At national Jamboree, Scouts explore faith as well as outdoors

WASHINGTON – Monsignor John B. Brady says he got his vocation at the 1950 National Scout Jamboree.

Sixty years later, the priest of the Archdiocese of Washington, a chaplain for the National Catholic Committee on Scouting, was one of more than 20 priests and deacons serving as chaplains at the Boy Scouts’ 2010 national Jamboree at Fort A.P. Hill, Va. – and he ran into a seminarian who said he found his vocation at the 2005 Jamboree.

As more than 30,000 Boy Scouts and Venturers – who include girls – gathered for the Jamboree marking the 100th anniversary of the Boy Scouts of America, chaplains of all different faiths were there to help guide them, discern what God wants of them and encourage them spiritually. Besides rafting, rappelling, swimming, canoeing and a host of other outdoor activities, the Scouts could work on their Duty to God patch.

“The Boy Scouts take seriously their Scout oath that the Scout is reverent,” said Bishop Gerald A. Gettelfinger of Evansville, Ind., bishop liaison to the National Catholic Committee on Scouting. “They not only talk the talk, they walk the walk.”

For a month before the Jamboree, Bishop Gettelfinger, 74, served as a chaplain at the Boy Scout ranch Philmont, in northern New Mexico. This was his sixth year of spending several weeks there, keeping in touch with his staff back home via e-mail and phone.

Many people at Philmont and at Fort A.P. Hill remarked that they had never seen a bishop as a chaplain, he said, noting that boys “get to see a priest in a different way than they do when he is at the altar.”

At the Jamboree, the bishop wore his Philmont chaplain shirt and hat as he worked the booth for the National Catholic Committee on Scouting. But Aug. 1 he donned vestments as the principal celebrant for a Mass concelebrated with three other bishops, a bishop-designate, and more than two dozen priests and deacons. More than 15,000 Scouts and leaders attended.

“When these kids stood there or sat there on the grass – the last jamboree it rained for two hours, and nobody moved – it’s an incredible witness of faith,” the bishop said.

“They are our future. But they are the present … and they can give witness to their peers,” he said. “It’s powerful.”

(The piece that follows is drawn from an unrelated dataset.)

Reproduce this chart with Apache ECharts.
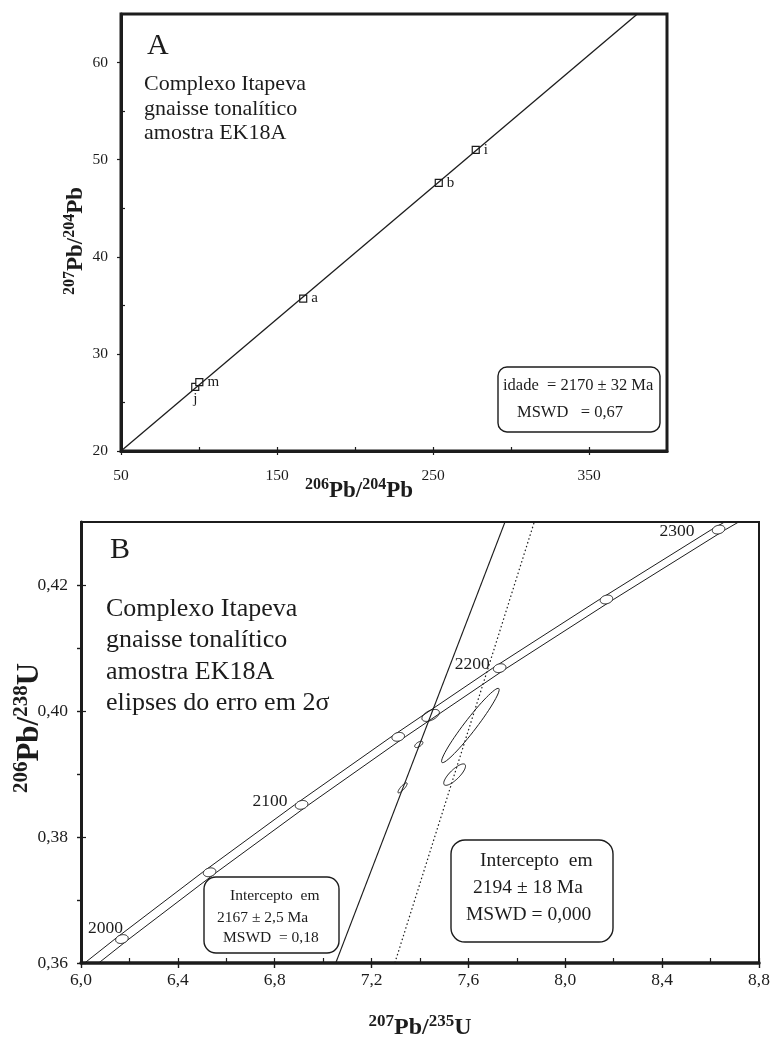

The bishop said he was not naive, and he realized that the young people at the Mass would probably have gaps in their faith. But he said they had the “seeds of faith … and they will grow.”

The bishop said the chaplain corps has helped the Boy Scouts in times of emergencies, such as at the 2005 Jamboree when four adults leaders were electrocuted.

“Our priests do wonderful work there, I can guarantee that,” he said.

Monsignor Brady said one of the things the Scouts must do to earn their Duty to God patch is visit with a chaplain.

“We get people of every faith coming, not just Catholic,” he said, noting that the chaplains represent multiple faiths – as do the patches.

He said he tells the Scouts that duty to God “means they should have a personal relationship with God” – talk to him and read the Bible or Quran.

He said that, as a boy, he attended the first national Jamboree on the Mall in Washington in 1937. World War II delayed subsequent Jamborees, and he did not attend again until 1950.

At that time, he said, he was a senior at Georgetown University in Washington and was Scoutmaster of his parish troop – one of whose members attended the Jamboree in Valley Forge, Pa. While the young Brady was visiting his Scout, a priest from New York noticed the Scoutmaster’s ROTC uniform and encouraged him not to join the military, but to enter the seminary.

He said the priest sent him to a young seminarian – Walter Sullivan, later bishop of the Diocese of Richmond – who took him on a tour of St. Mary’s Seminary in Baltimore.

“I’m a priest today because I attended the 1950 Jamboree,” he said.